Ferrari retired from the Air Force in August 1971 when McDermott offered him a position to set up a Training Department at USAA in San Antonio. He then served various senior executive positions at USAA that included Training and Development, Human Resources, Chief of Staff, and Federal Savings Bank President. After retirement from USAA, McDermott immediately hired Ferrari to begin and operate a USAA Mentor Program. USAA volunteers would serve as mentors to at-risk students in San Antonio ISD. Beginning with 67 mentors in two schools, the program rapidly grew under his direction and the number of USAA mentors ran into the hundreds. With McDermott's encouragement, Ferrari helped other organizations and institutions in San Antonio to begin mentor programs of their own. His initiative continued even after his retirement as head of the USAA mentor program in 1993. By 1997, over 2700 community mentors had joined to mentor in the City with those from USAA. At one point, Ferrari was a member and a leader of 17 different education and public service committees. He helped energize the City's 225-READ program to improve adult literacy in the community. The City of San Antonio and the nation were grateful for his efforts. Unknown to most of the hundreds of children and families he helped, he deserved the recognition that the modest hero did not seek and tried to avoid.
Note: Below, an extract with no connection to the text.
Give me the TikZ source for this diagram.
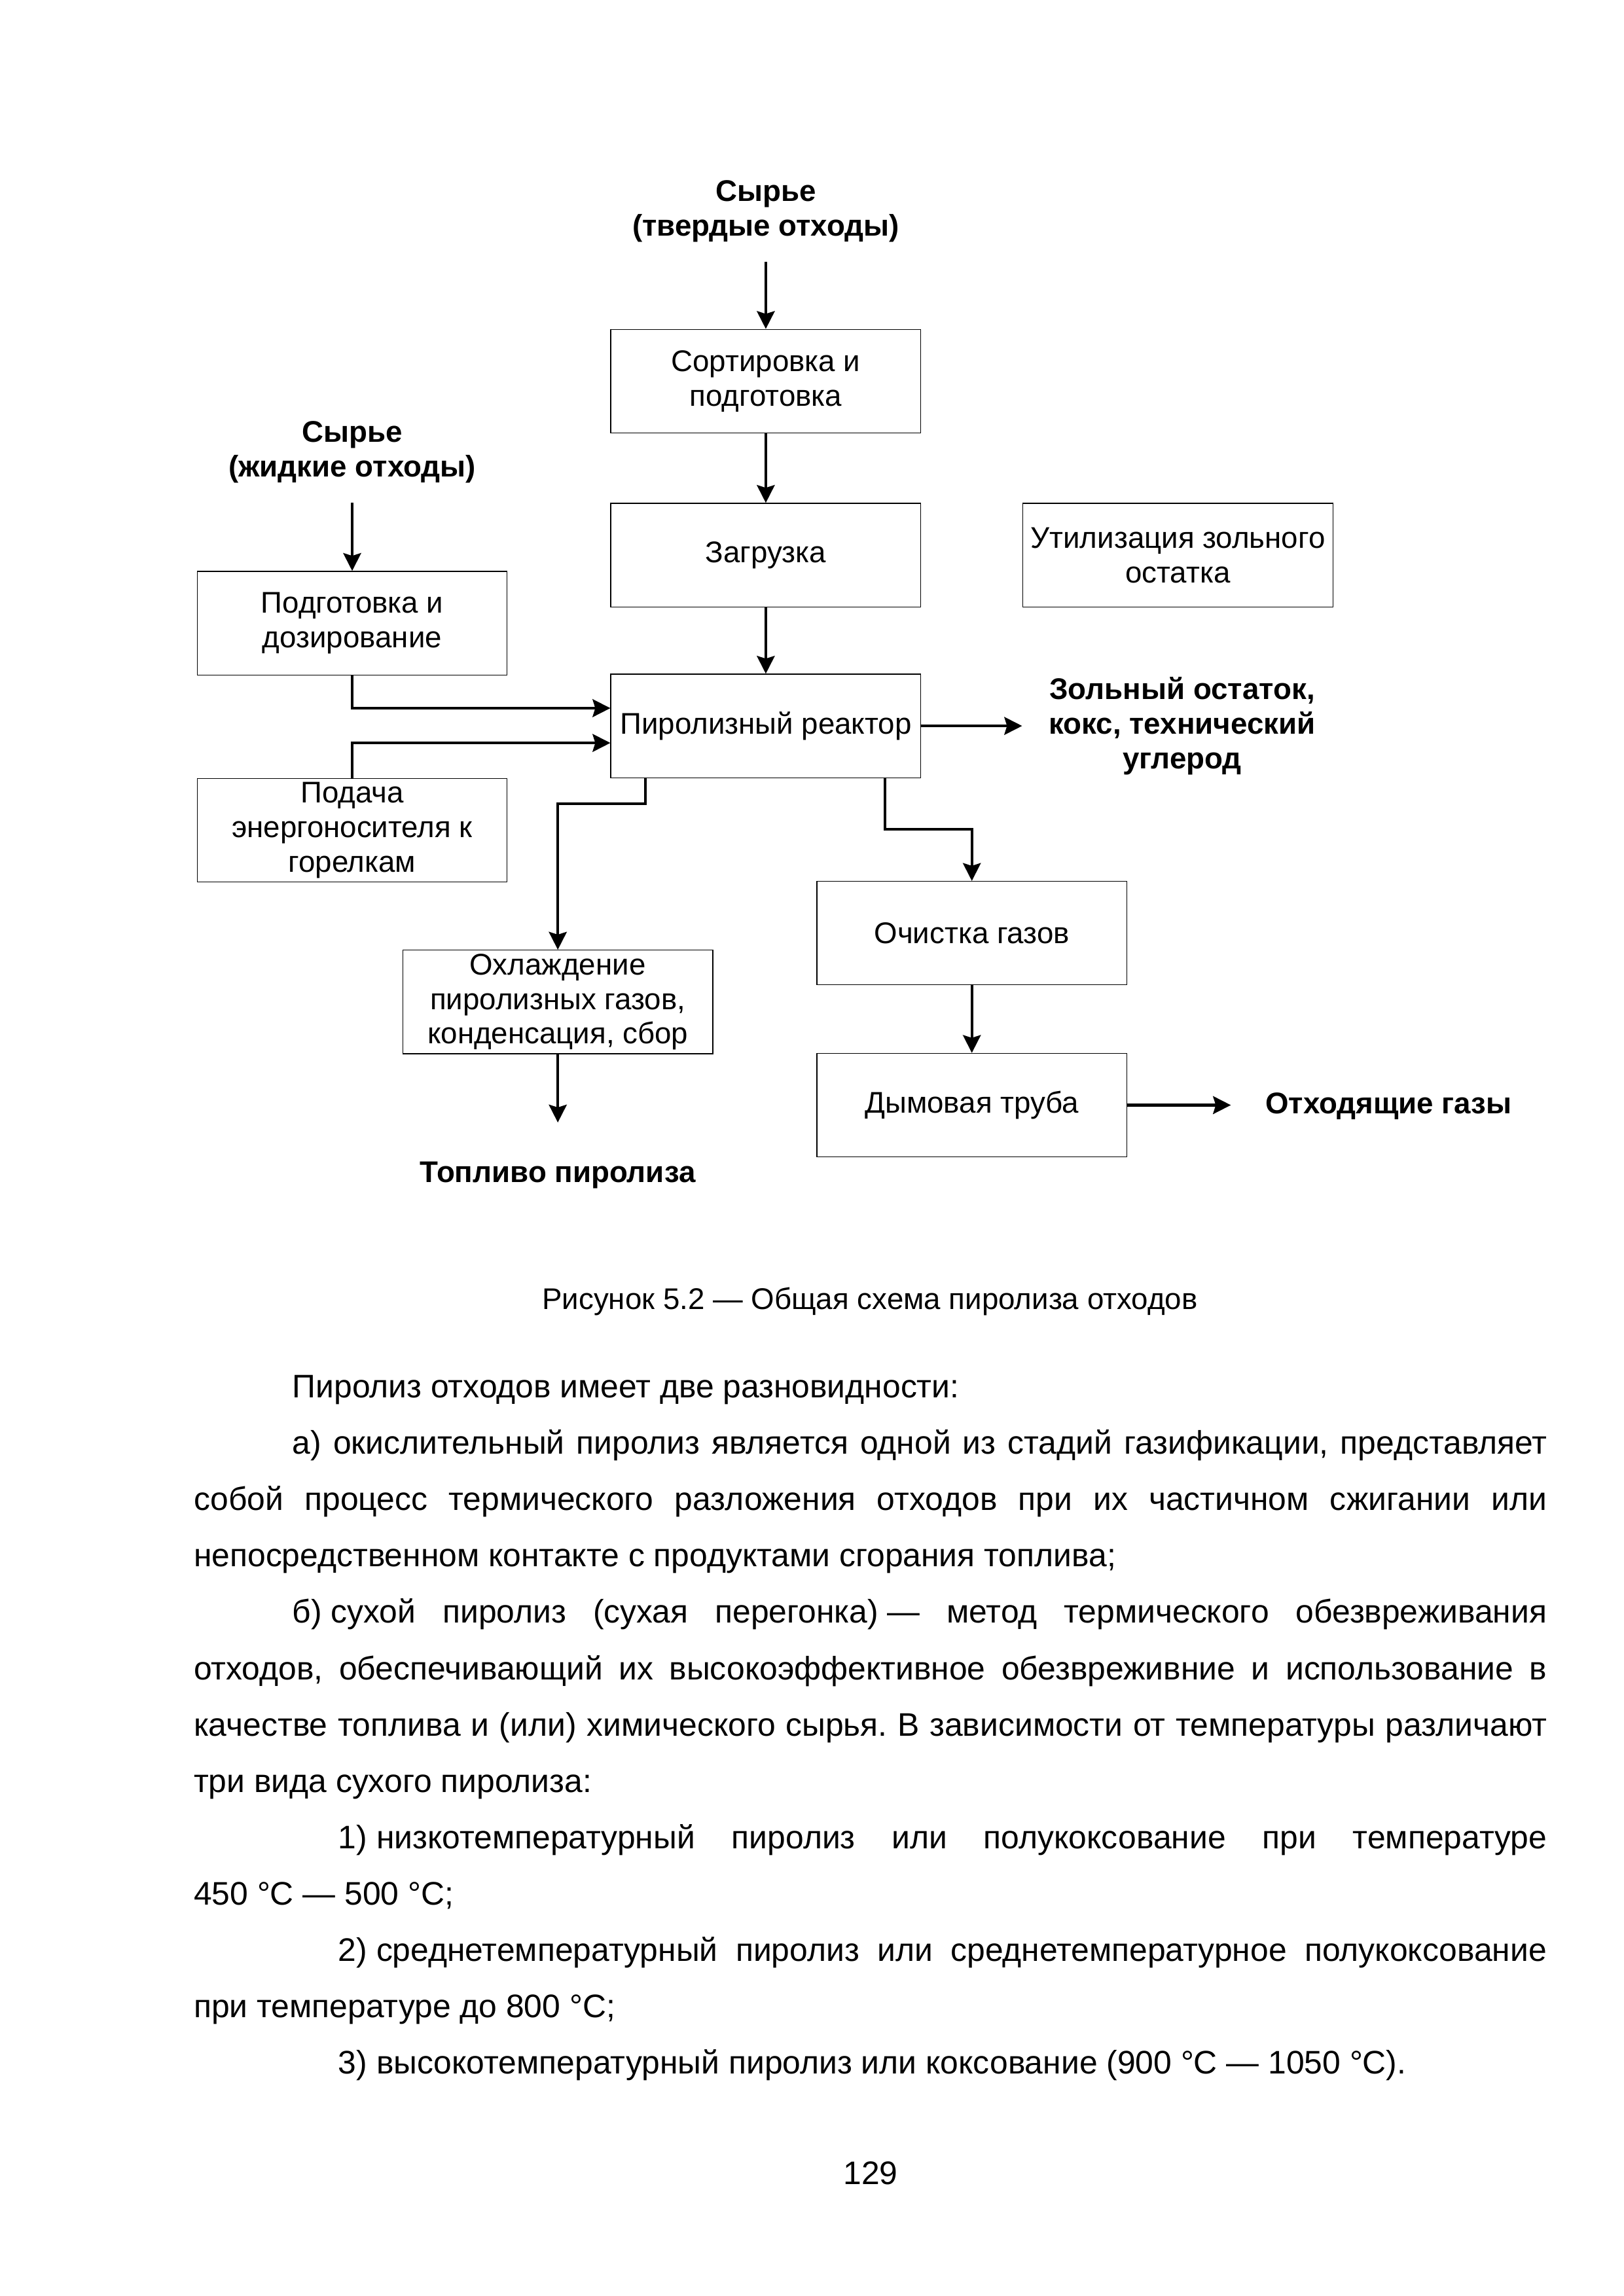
\documentclass[tikz,border=0pt]{standalone}
\usepackage{fontspec}
\setmainfont{Liberation Sans}
\usetikzlibrary{arrows.meta}
\frenchspacing
\newcommand{\fixsp}{\hspace*{0.278em}}

\begin{document}
\begin{tikzpicture}[x=1mm,y=-1mm,>={Stealth[length=2.3mm,width=2.3mm,inset=0.35mm]},
  box/.style={draw,line width=0.3pt,minimum width=40.1mm,minimum height=13.4mm,inner sep=0.2mm,align=center,font=\fontsize{11}{12.75}\selectfont},
  lbl/.style={inner sep=0pt,align=center,font=\bfseries\fontsize{11}{12.75}\selectfont},
  flow/.style={->,line width=1pt}]
\useasboundingbox (0,0) rectangle (210,297);

\node[lbl] (solid) at (99.05,27.3) {Сырье\\(твердые отходы)};
\node[lbl] (liquid) at (45.55,58.5) {Сырье\\(жидкие отходы)};
\node[box] (sort) at (99.05,49.3) {Сортировка и\\подготовка};
\node[box] (load) at (99.05,71.8) {Загрузка};
\node[box] (ashuse) at (152.35,71.8) {Утилизация зольного\\остатка};
\node[box] (prep) at (45.55,80.6) {Подготовка и\\дозирование};
\node[box] (reactor) at (99.05,93.9) {Пиролизный реактор};
\node[box] (energy) at (45.55,107.4) {Подача\\энергоносителя к\\горелкам};
\node[box] (clean) at (125.7,120.7) {Очистка газов};
\node[box] (cool) at (72.15,129.6) {Охлаждение\\пиролизных газов,\\конденсация, сбор};
\node[box] (stack) at (125.7,142.95) {Дымовая труба};
\node[lbl,anchor=west] (ash) at (135.6,93.9) {Зольный остаток,\\кокс, технический\\углерод};
\node[lbl] (fuel) at (72.15,152.0) {Топливо пиролиза};
\node[lbl,anchor=west] (exhaust) at (163.6,143.1) {Отходящие газы};

\draw[flow,shorten <=2.5mm] (solid) -- (sort);
\draw[flow] (sort) -- (load);
\draw[flow] (load) -- (reactor);
\draw[flow,shorten <=2.5mm] (liquid) -- (prep);
\draw[flow] (prep.south) |- ([yshift=2.3mm]reactor.west);
\draw[flow] (energy.north) |- ([yshift=-2.2mm]reactor.west);
\draw[flow,shorten >=3.4mm] (reactor.east) -- (reactor.east -| ash.west);
\draw[flow] ([xshift=-15.55mm]reactor.south) -- ++(0,3.3) -| (cool.north);
\draw[flow] ([xshift=15.45mm]reactor.south) -- ++(0,6.6) -| (clean.north);
\draw[flow,shorten >=5mm] (cool) -- (fuel);
\draw[flow] (clean) -- (stack);
\draw[flow,shorten >=4.4mm] (stack.east) -- (stack.east -| exhaust.west);

\node[anchor=base,inner sep=0pt,font=\fontsize{11}{13}\selectfont] (caption) at (112.5,169.4) {Рисунок 5.2 — Общая схема пиролиза отходов};

\node[anchor=base west,inner sep=0pt,text width=175mm,align=justify,font=\fontsize{12}{20.74}\selectfont] (body) at (25,180.8) {\parindent=0pt\parskip=0pt\tolerance=10000\hyphenpenalty=10000%
\hspace*{12.75mm}Пиролиз отходов имеет две разновидности:\par
\hspace*{12.75mm}а) окислительный пиролиз является одной из стадий газификации, представляет\linebreak
собой процесс термического разложения отходов при их частичном сжигании или\linebreak
непосредственном контакте с продуктами сгорания топлива;\par
\hspace*{12.75mm}б)\fixsp сухой пиролиз (сухая перегонка)\fixsp— метод термического обезвреживания\linebreak
отходов, обеспечивающий их высокоэффективное обезвреживние и использование в\linebreak
качестве топлива и (или) химического сырья. В зависимости от температуры различают\linebreak
три вида сухого пиролиза:\par
\hspace*{18.7mm}1)\fixsp низкотемпературный пиролиз или полукоксование при температуре\linebreak
450\fixsp°C — 500\fixsp°C;\par
\hspace*{18.7mm}2)\fixsp среднетемпературный пиролиз или среднетемпературное полукоксование\linebreak
при температуре до 800\fixsp°C;\par
\hspace*{18.7mm}3)\fixsp высокотемпературный пиролиз или коксование (900\fixsp°C — 1050\fixsp°C).\par};

\node[anchor=base,inner sep=0pt,font=\fontsize{12}{14}\selectfont] (page) at (112.6,282.6) {129};
\end{tikzpicture}
\end{document}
In 1992, President Bush selected Ferrari for the 943rd national "Point of Light" award and in September of 2005 the city dedicated the Victor J. Ferrari Literacy Center.
Ferrari was preceded in death by his parents; his three brothers Isadore, Alfred, and William; and his three sisters Barbara Arnoldin, Esther Marchetti, and Adeline Pakoskey. His wife Doris Gene Alber Ferrari survives him, as do her three daughters and their husbands, Jane and Joseph Reinke of Mounds View, Minnesota, Susan and Steve Brizius of North Royalton, Ohio, and Rebecca "Becky" and Douglas Smock of San Antonio, Texas. His beloved grandchildren by marriage, Joseph and Jesse Reinke, Sarah and Jennifer Brizius, and Megan and Casey Smock also survive him. He always said that being called "Grandpa" brought him one of the greatest joys of his life. In addition, his brother Jack Ferrari from Philadelphia also survives him. He will be missed by all.
In lieu of flowers, the family requests memorial contributions be made to Victor J. Ferrari Memorial Scholarship Fund, San Antonio Area Foundation, 110
Broadway, Suite 230, San Antonio, TX 78205.